Alors que les volontaires jetaient des sacs de 50 kg de nourriture à l'arrière des camions, le village était plein de vie - la nourriture était chargée sur des ânes, des chameaux et des charrettes ; des femmes bavardant sous des parasols et des foulards colorés ; des hommes se tenant fermement la main et des voisins réunis dans un espace sûr.
"Jusqu'à présent, j'ai compté sur le peu de nourriture que je pouvais obtenir de mes voisins", explique Aster. "Au moins, maintenant, nous sommes soulagés de la faim dont nous souffrons". Elle ajoute : "Je suis heureuse que le PAM ait pu nous apporter la nourriture ici à Adi Millen, où nous sommes loin et coupés de nombreuses villes et marchés".
Elle et deux de ses fils aînés empruntent l'âne et la charrette d'un voisin pour la journée. Chargé de cinq sacs de nourriture du PAM, il serpente jusqu'au sommet de la colline.

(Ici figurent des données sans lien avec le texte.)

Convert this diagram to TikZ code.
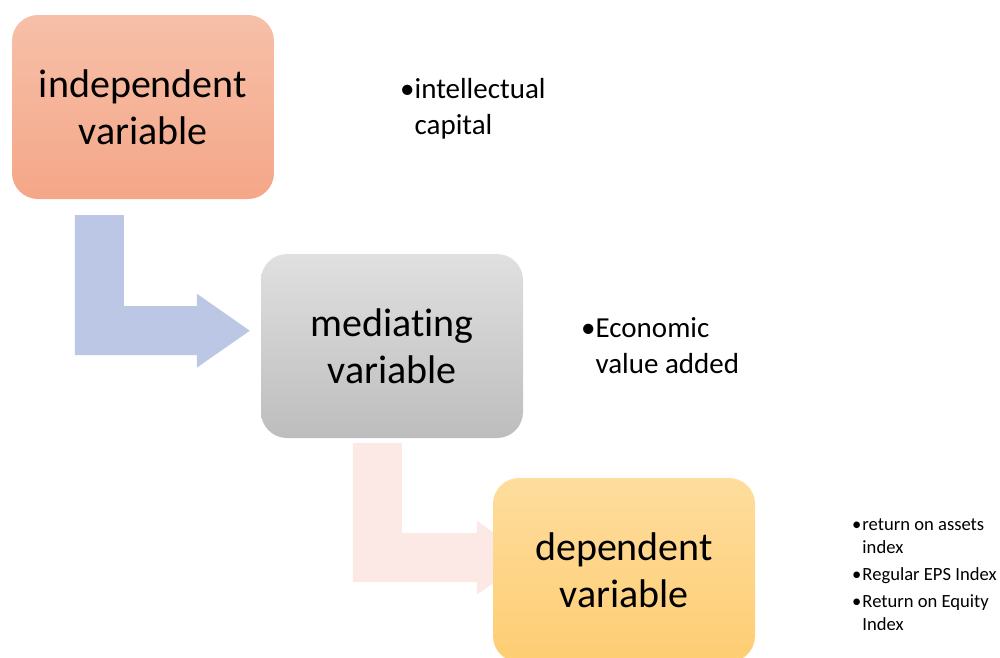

Selon les derniers chiffres, le risque de famine augmentera à moins que l'aide alimentaire et les moyens de subsistance ne soient intensifiées, que les humanitaires aient pleinement accès à toutes les zones et, surtout, que les hostilités cessent. Au total, 350 000 personnes dans la région du Tigré sont au niveau 5 ou au niveau de « catastrophe » du Cadre Intégré de classification de la sécurité alimentaire.
Même avant le conflit actuel, certaines parties du Tigré étaient au bord de la famine, avec 1,6 million de personnes dépendant déjà de l'aide alimentaire, malgré l'énorme potentiel agricole de la région. Les chocs climatiques fréquents, les criquets pèlerins et la montée de l'inflation mettaient déjà à rude épreuve la plupart des familles.
Puis le conflit est arrivé, en pleine saison des récoltes, anéantissant l'emploi et les revenus, et perturbant les marchés et l'accès à l'argent et au carburant.
Le PAM a déployé plus de 180 employés et a rapidement monté son opération d'aide alimentaire d'urgence au Tigré, distribuant du blé, des pois cassés et de l'huile végétale à 1,4 million de personnes et distribuant 355 000 rations nutritionnelles d'urgence aux enfants et aux femmes. Cependant, l'organisation est encore loin d'atteindre son objectif de 2,1 millions. Le temps presse et un accès humanitaire complet et sans entrave pour le PAM et ses partenaires est essentiel en ce moment - car au moment où la famine sera déclarée, il sera trop tard.
Aster attend désespérément de revoir ses trois enfants. Son mari et ses fils ont commencé à ramasser le nécessaire pour reconstruire leur maison et toute la famille espère que la paix mettra fin à leurs nuits blanches. Jusque-là, Aster dit: "Nous devons rester en vie. C'est tout pour le moment."
Le PAM remercie le Canada, l'Allemagne, le Japon, la République de Corée, le Luxembourg, la Norvège, le Royaume-Uni et les États-Unis d'avoir financé la réponse immédiate. L'organisation a besoin de 203 millions de dollars US supplémentaires pour répondre aux besoins nutritionnels d'au moins 2,1 millions de personnes qui en ont désespérément besoin.